Ressaltamos que mesmo com a presença de um coordenador que orquestra, inicia e controla a entrega de documentação, essa responsabilidade deve ser destinada ao coordenador de extensão da unidade. Vemos que, em alguns casos, um mesmo professor é orientador, coordenador de estágio e coordenador de extensão, o que certamente impactará a qualidade de seu trabalho. Isso só poderia ser comprovado com dados extraídos de outra natureza, tais como entrevistas com agentes nessa função.
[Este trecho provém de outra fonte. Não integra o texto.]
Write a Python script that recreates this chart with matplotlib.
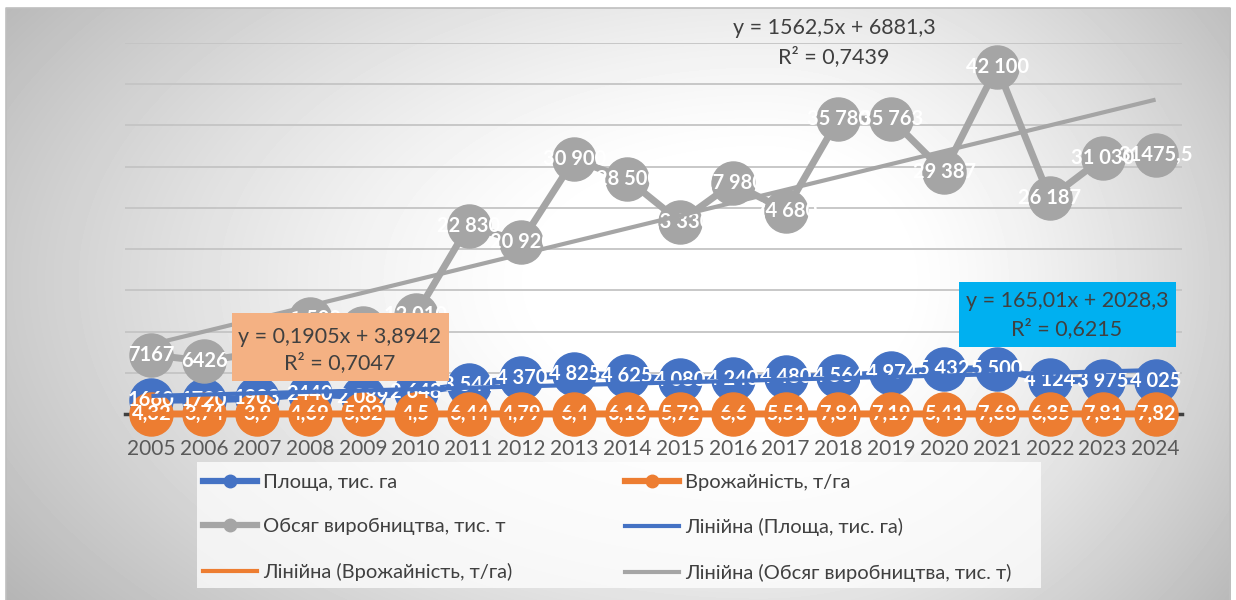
import numpy as np
import matplotlib
matplotlib.use("Agg")
import matplotlib.pyplot as plt
from matplotlib.lines import Line2D
from matplotlib.patches import Rectangle

# ---------------- data ----------------
years = [str(y) for y in range(2005, 2025)]
area = [1660, 1720, 1903, 2440, 2089, 2648, 3544, 4370, 4825, 4625,
        4080, 4240, 4480, 4564, 4974, 5432, 5500, 4124, 3975, 4025]
crop_yield = [4.32, 3.74, 3.9, 4.69, 5.02, 4.5, 6.44, 4.79, 6.4, 6.16,
              5.72, 6.6, 5.51, 7.84, 7.19, 5.41, 7.68, 6.35, 7.81, 7.82]
production = [7167, 6426, 7400, 11500, 10400, 12010, 22830, 20920, 30900, 28500,
              23330, 27980, 24680, 35780, 35763, 29387, 42100, 26187, 31030, 31475.5]
# whether the data label uses a thousands separator
area_grouped = [False, False, False, False] + [True] * 16
prod_grouped = [False, False] + [True] * 17 + [False]
# linear trend coefficients (slope, intercept) as printed on the chart
trend_area = (165.01, 2028.3)
trend_yield = (0.1905, 3.8942)
trend_prod = (1562.5, 6881.3)
eq_area = ["y = 165,01x + 2028,3", "R² = 0,6215"]
eq_yield = ["y = 0,1905x + 3,8942", "R² = 0,7047"]
eq_prod = ["y = 1562,5x + 6881,3", "R² = 0,7439"]
series_names = ["Площа, тис. га", "Врожайність, т/га", "Обсяг виробництва, тис. т"]
trend_names = ["Лінійна (Площа, тис. га)", "Лінійна (Врожайність, т/га)",
               "Лінійна (Обсяг виробництва, тис. т)"]

BLUE, ORANGE, GRAY = "#4472C4", "#ED7D31", "#A5A5A5"
TXT = "#404040"
FONT = ["Lato", "Noto Sans", "DejaVu Sans"]
plt.rcParams["font.family"] = FONT


def fmt(v, grouped):
    if grouped:
        return "{:,}".format(int(round(v))).replace(",", " ")
    s = ("%g" % v)
    return s.replace(".", ",")


W, H = 1236, 600
fig = plt.figure(figsize=(W / 100, H / 100), dpi=100)

# ---------------- background gradient ----------------
bg = fig.add_axes([0, 0, 1, 1], zorder=0)
yy, xx = np.mgrid[0:H, 0:W]
cx, cy = 760, 280
rx = np.where(xx < cx, 850.0, 560.0)
ry = np.where(yy < cy, 480.0, 500.0)
t = np.sqrt(((xx - cx) / rx) ** 2 + ((yy - cy) / ry) ** 2)
s = np.clip((t - 0.25) / 0.75, 0, 1.3)
g = 1 - 0.25 * s ** 1.3
g[(xx < 6) | (xx > 1230) | (yy < 8)] = 1.0
bg.imshow(g, cmap="gray", vmin=0, vmax=1, extent=(0, W, H, 0), aspect="auto",
          interpolation="bilinear")
bg.plot([6, 6, 1230, 1230], [H, 8, 8, H], color="#BFBFBF", lw=1.2)
bg.set_xlim(0, W)
bg.set_ylim(H, 0)
bg.axis("off")

# ---------------- main axes ----------------
L, R, T, B = 125, 1182, 43, 414
ax = fig.add_axes([L / W, 1 - B / H, (R - L) / W, (B - T) / H], zorder=1)
ax.patch.set_alpha(0)
n = len(years)
x = np.arange(n) + 0.5
xi = np.arange(1, n + 1)
ax.set_xlim(0, n)
ax.set_ylim(0, 45000)
ax.set_yticks(np.arange(0, 45001, 5000))
ax.yaxis.grid(True, color="#C4C4C4", lw=1.3)
ax.set_axisbelow(True)
ax.tick_params(axis="y", length=0, labelleft=False)
ax.set_xticks(x)
ax.set_xticklabels(years, fontsize=15, color="#595959")
ax.tick_params(axis="x", length=0, pad=18)
for sp in ["top", "right", "left"]:
    ax.spines[sp].set_visible(False)
ax.spines["bottom"].set_color("#404040")
ax.spines["bottom"].set_linewidth(2.5)

MS = 31
for vals, col, zo in [(area, BLUE, 3), (crop_yield, ORANGE, 4), (production, GRAY, 5)]:
    ax.plot(x, vals, color=col, lw=5, marker="o", ms=MS, mec=col, mfc=col,
            clip_on=False, zorder=zo, solid_capstyle="round")

lab_kw = dict(ha="center", va="center", color="white", fontweight="bold",
              fontsize=14.5, zorder=6, clip_on=False)
for xv, v, gflag in zip(x, area, area_grouped):
    ax.text(xv, v, fmt(v, gflag), **lab_kw)
for xv, v in zip(x, crop_yield):
    ax.text(xv, v, fmt(v, False), **lab_kw)
for xv, v, gflag in zip(x, production, prod_grouped):
    ax.text(xv, v, fmt(v, gflag), **lab_kw)

for (a, b), col in [(trend_area, BLUE), (trend_yield, ORANGE), (trend_prod, GRAY)]:
    ax.plot(x, a * xi + b, color=col, lw=3, zorder=7, clip_on=False,
            solid_capstyle="butt")

# ---------------- trendline equations ----------------
def box(x0, y0, x1, y1, color):
    fig.add_artist(Rectangle((x0 / W, 1 - y1 / H), (x1 - x0) / W, (y1 - y0) / H,
                             transform=fig.transFigure, facecolor=color,
                             edgecolor="none", zorder=8))

EQ_FS = 15.5
box(232, 313, 449, 381, "#F4B183")
fig.text(340 / W, 1 - 337 / H, eq_yield[0], ha="center", va="center",
         fontsize=EQ_FS, color=TXT, zorder=9)
fig.text(340 / W, 1 - 363 / H, eq_yield[1], ha="center", va="center",
         fontsize=EQ_FS, color=TXT, zorder=9)

box(959, 282, 1176, 347, "#00B0F0")
fig.text(1067 / W, 1 - 301 / H, eq_area[0], ha="center", va="center",
         fontsize=EQ_FS, color=TXT, zorder=9)
fig.text(1067 / W, 1 - 329 / H, eq_area[1], ha="center", va="center",
         fontsize=EQ_FS, color=TXT, zorder=9)

fig.text(834 / W, 1 - 28 / H, eq_prod[0], ha="center", va="center",
         fontsize=EQ_FS, color=TXT, zorder=9)
fig.text(834 / W, 1 - 57 / H, eq_prod[1], ha="center", va="center",
         fontsize=EQ_FS, color=TXT, zorder=9)

# ---------------- legend ----------------
fig.add_artist(Rectangle((197 / W, 1 - 588 / H), (1041 - 197) / W, (588 - 462) / H,
                         transform=fig.transFigure, facecolor="white", alpha=0.75,
                         edgecolor="none", zorder=1.5))


def s_handle(col):
    return Line2D([], [], color=col, lw=4.5, marker="o", ms=9, mfc=col, mec=col)


def t_handle(col):
    return Line2D([], [], color=col, lw=3)

col1 = [(s_handle(BLUE), series_names[0]), (s_handle(GRAY), series_names[2]),
        (t_handle(ORANGE), trend_names[1])]
col2 = [(s_handle(ORANGE), series_names[1]), (t_handle(BLUE), trend_names[0]),
        (t_handle(GRAY), trend_names[2])]
for items, x0 in [(col1, 203), (col2, 625)]:
    lg = fig.legend([h for h, _ in items], [l for _, l in items], loc="upper left",
                    bbox_to_anchor=(x0 / W, 1 - 474 / H), frameon=False,
                    fontsize=14.5, handlelength=2.7, handletextpad=0.3,
                    labelspacing=1.35, borderpad=0, borderaxespad=0)
    for tx in lg.get_texts():
        tx.set_color(TXT)
    lg.set_zorder(3)

fig.savefig("out.png", dpi=100)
Deste modo, por meio do estudo dos PPCs e manuais, podemos chegar a algumas conclusões sobre o ECS nos cursos de Licenciatura em Letras do IFSP, as quais destacamos a seguir.
Considerações finais
Reiteramos a importância que os ECS têm na formação inicial docente e corroboramos com Pimenta e Lima (2012) que estes deveriam ser concebidos como práxis e pesquisa, a fim de munir os licenciandos de uma formação intelectual reflexiva e crítica, a qual certamente fará diferença em sua atuação docente. Para que isso germine e dada a atuação dos IFs na formação de docentes, consideramos pertinente o estudo documental aqui apresentado sobre a configuração e concepção de estágio identificadas nos Projetos Pedagógicos de Curso e nos Manuais de Estágio dos campi do IFSP que possuem Dupla Licenciatura em Letras.
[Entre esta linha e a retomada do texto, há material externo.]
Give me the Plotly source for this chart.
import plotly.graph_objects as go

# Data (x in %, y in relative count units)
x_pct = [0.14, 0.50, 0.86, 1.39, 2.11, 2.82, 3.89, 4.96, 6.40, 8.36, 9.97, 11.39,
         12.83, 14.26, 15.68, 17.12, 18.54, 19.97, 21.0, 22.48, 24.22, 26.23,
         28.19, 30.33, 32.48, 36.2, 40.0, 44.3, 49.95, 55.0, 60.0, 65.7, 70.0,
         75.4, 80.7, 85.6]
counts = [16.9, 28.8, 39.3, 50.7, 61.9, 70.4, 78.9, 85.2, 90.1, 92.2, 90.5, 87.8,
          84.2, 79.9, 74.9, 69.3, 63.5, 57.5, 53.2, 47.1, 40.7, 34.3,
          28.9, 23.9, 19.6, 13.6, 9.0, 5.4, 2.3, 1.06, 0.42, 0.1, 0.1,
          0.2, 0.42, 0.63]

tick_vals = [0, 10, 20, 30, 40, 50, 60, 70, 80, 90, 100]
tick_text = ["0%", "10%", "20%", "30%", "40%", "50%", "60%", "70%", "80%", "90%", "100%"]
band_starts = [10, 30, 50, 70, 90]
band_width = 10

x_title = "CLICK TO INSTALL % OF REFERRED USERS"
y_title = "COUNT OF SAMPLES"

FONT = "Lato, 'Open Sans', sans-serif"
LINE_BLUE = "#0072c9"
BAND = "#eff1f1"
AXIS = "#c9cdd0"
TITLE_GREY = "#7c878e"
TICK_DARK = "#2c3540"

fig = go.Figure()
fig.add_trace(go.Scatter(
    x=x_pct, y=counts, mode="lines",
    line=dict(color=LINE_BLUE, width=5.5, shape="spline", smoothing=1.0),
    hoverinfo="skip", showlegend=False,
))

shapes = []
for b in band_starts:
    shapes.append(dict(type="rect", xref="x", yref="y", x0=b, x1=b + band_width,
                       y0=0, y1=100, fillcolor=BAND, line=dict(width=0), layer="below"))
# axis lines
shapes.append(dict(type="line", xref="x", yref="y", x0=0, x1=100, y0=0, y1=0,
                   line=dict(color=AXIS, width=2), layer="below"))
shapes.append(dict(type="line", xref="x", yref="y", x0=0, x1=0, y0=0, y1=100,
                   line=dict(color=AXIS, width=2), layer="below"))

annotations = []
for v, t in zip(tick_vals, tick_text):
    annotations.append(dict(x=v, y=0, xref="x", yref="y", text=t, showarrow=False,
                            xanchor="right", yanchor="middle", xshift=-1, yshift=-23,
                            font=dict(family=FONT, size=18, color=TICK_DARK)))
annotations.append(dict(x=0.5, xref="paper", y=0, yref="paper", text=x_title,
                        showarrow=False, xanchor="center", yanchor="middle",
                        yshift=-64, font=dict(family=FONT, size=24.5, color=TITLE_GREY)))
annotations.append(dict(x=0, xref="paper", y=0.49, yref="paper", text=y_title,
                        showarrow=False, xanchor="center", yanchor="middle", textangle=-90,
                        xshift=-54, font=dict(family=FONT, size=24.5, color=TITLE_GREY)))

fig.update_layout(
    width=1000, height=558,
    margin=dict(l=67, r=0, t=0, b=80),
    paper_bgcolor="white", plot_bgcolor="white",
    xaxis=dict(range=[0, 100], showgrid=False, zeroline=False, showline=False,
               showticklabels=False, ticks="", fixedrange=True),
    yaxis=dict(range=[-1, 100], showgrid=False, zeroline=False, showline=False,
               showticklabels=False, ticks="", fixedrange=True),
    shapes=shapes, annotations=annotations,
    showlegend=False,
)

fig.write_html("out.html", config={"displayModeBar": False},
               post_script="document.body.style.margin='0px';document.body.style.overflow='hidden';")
Pudemos comprovar que estruturalmente os ECS configuram-se, em alguns aspectos, de forma semelhante às universidades, tais como o início de sua realização - a partir da segunda metade do curso - e a CH total destinada a tal atividade. Entretanto, há no IFSP a articulação da prática do ECS não com componentes curriculares específicos, mas com disciplinas entendidas como articuladoras não obrigatórias. Isso rompe com a obrigatoriedade de matrícula em disciplinas de Prática de Ensino e Estágio Supervisionado, frequente em outras IES e possui, a nosso ver, vantagens e desafios. As primeiras são os alunos poderem decidir o melhor momento para iniciar o ECS e tentar articular a ele diferentes saberes e conhecimentos oriundos do currículo. Por outro lado, isso deve estar bem explicitado aos discentes e docentes que ministram essas disciplinas articuladoras, a fim de que não fiquem esquecidos no dia a dia de sala de aula. Outro desafio é a não obrigatoriedade da matrícula do licenciando nas disciplinas articuladoras concomitante a execução do ECS, o que pode comprometer o processo de teorização da prática.
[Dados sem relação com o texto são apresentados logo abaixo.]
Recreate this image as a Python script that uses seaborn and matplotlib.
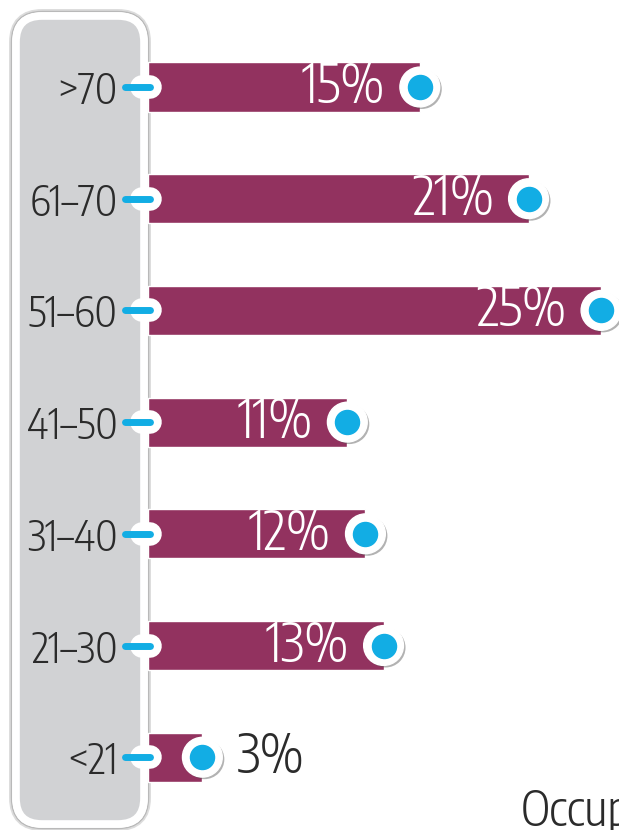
import numpy as np
import pandas as pd
import matplotlib
matplotlib.use("Agg")
import matplotlib.pyplot as plt
import matplotlib.patheffects as pe
from matplotlib.patches import FancyBboxPatch
import seaborn as sns

# data
age_groups = [">70", "61–70", "51–60", "41–50", "31–40", "21–30", "<21"]
shares = [15, 21, 25, 11, 12, 13, 3]
share_labels = ["15%", "21%", "25%", "11%", "12%", "13%", "3%"]

BAR = "#92325f"
BLUE = "#12ade4"
PANEL = "#d1d2d4"
INK = "#2b2b2b"

sns.set_style("white")
plt.rcParams["font.family"] = ["Encode Sans Condensed", "Fira Sans Condensed", "DejaVu Sans"]
plt.rcParams["font.weight"] = 300

W, H = 619, 830
fig = plt.figure(figsize=(W / 100, H / 100), dpi=100)

# background axes in pixel units for the grey label panel
bg = fig.add_axes([0, 0, 1, 1], zorder=0)
bg.set_xlim(0, W)
bg.set_ylim(H, 0)
bg.axis("off")
panel = FancyBboxPatch((16, 16), 128, 808, boxstyle="round,pad=0,rounding_size=26",
                       facecolor=PANEL, edgecolor="white", linewidth=5.5,
                       path_effects=[pe.withStroke(linewidth=10, foreground="#dcdcdc"),
                                     pe.withStroke(linewidth=7.5, foreground="#b9b9b9"),
                                     pe.Normal()])
bg.add_patch(panel)

# main axes: x=0 sits on the panel edge (px 148), 25% reaches px 601
px_per_unit = (601 - 148) / 25
ax = fig.add_axes([148 / W, 0, (W - 148) / W, 1], zorder=1)
ax.patch.set_alpha(0)

df = pd.DataFrame({"age": age_groups, "share": shares})
sns.barplot(data=df, x="share", y="age", order=age_groups, color=BAR,
            saturation=1, width=0.44, ax=ax)

ax.set_xlim(0, (W - 148) / px_per_unit)
step = 111.7
ax.set_ylim((H - 87) / step, -87 / step)
sns.despine(ax=ax, left=True, bottom=True)
ax.set_xlabel("")
ax.set_ylabel("")
ax.set_xticks([])
ax.set_yticks(range(len(age_groups)))
ax.set_yticklabels(age_groups, fontsize=30, color=INK)
ax.tick_params(axis="y", length=0, pad=22)

# blue tick connectors with the white notch from the panel border
ypos = np.arange(len(age_groups))
trans = matplotlib.transforms.blended_transform_factory(ax.transAxes, ax.transData)
ax_w = W - 148
for y in ypos:
    ax.plot([-6 / ax_w, 2 / ax_w], [y, y], transform=trans, color="white",
            lw=17, solid_capstyle="round", clip_on=False, zorder=3)
    ax.plot([-23 / ax_w, 2 / ax_w], [y, y], transform=trans, color=BLUE,
            lw=5, solid_capstyle="round", clip_on=False, zorder=4)

# end dots
shadow = [pe.SimplePatchShadow(offset=(1.5, -1.5), shadow_rgbFace="#555555", alpha=0.45), pe.Normal()]
ax.scatter(shares, ypos, s=820, color="white", zorder=5, clip_on=False, path_effects=shadow)
ax.scatter(shares, ypos, s=300, color=BLUE, zorder=6, clip_on=False)

# percentage labels
for v, y, lab in zip(shares, ypos, share_labels):
    if v >= 5:
        ax.annotate(lab, (v, y), xytext=(-25, 0), textcoords="offset points",
                    ha="right", va="center", fontsize=39, color="white", zorder=7)
    else:
        ax.annotate(lab, (v, y), xytext=(25, 0), textcoords="offset points",
                    ha="left", va="center", fontsize=39, color=INK, zorder=7)

# heading of the next panel, cut by the frame as in the original
fig.text(521 / W, 1 - 826 / H, "Occup", fontsize=35, color=INK,
         ha="left", va="baseline")

fig.savefig("out.png", dpi=100)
Não há um único docente que deva acompanhar os estagiários nas unidades concedentes, já que qualquer professor (designado por meio de portaria ou não) da licenciatura do IFSP pode ser orientador de ECS. Com isso, facilitam-se o acompanhamento e a avaliação do estudante in loco, se assim o desejar, e individualiza a realização do ECS. Isso porque reduz a relação discente/docente durante o seu desenvolvimento. Ademais, isso contribui para uma articulação mais estreita e enriquecedora entre unidade concedente e instituição formadora (IFSP) desde que de fato isso se efetive.
Pudemos constatar que, quanto à concepção de estágio inferida no corpus analisado, há indícios de que são concebidos como práxis e pesquisa, ainda que nos pareça ser forte a aplicação do estágio como parte prática obrigatória para conclusão de curso, devido a algumas lacunas a serem preenchidas neles, tais como explicitar nas disciplinas articuladoras a correlação do estágio nos diferentes conteúdos programáticos das ementas e nos manuais, por exemplo. Além disso, faz-se necessário que haja momentos de trocas institucionais entre os agentes envolvidos no ECS (supervisores, estagiários, orientadores, coordenadores de estágio e extensão) para que possam pensar em teorias e pesquisas que venham a ser desenvolvidas de fato.
Esperamos que esse trabalho traga subsídios para as futuras atualizações e reformulações desses documentos, de forma que seus elaboradores levem em consideração as observações aqui presentes para um melhor tratamento discursivo e na prática do ECS.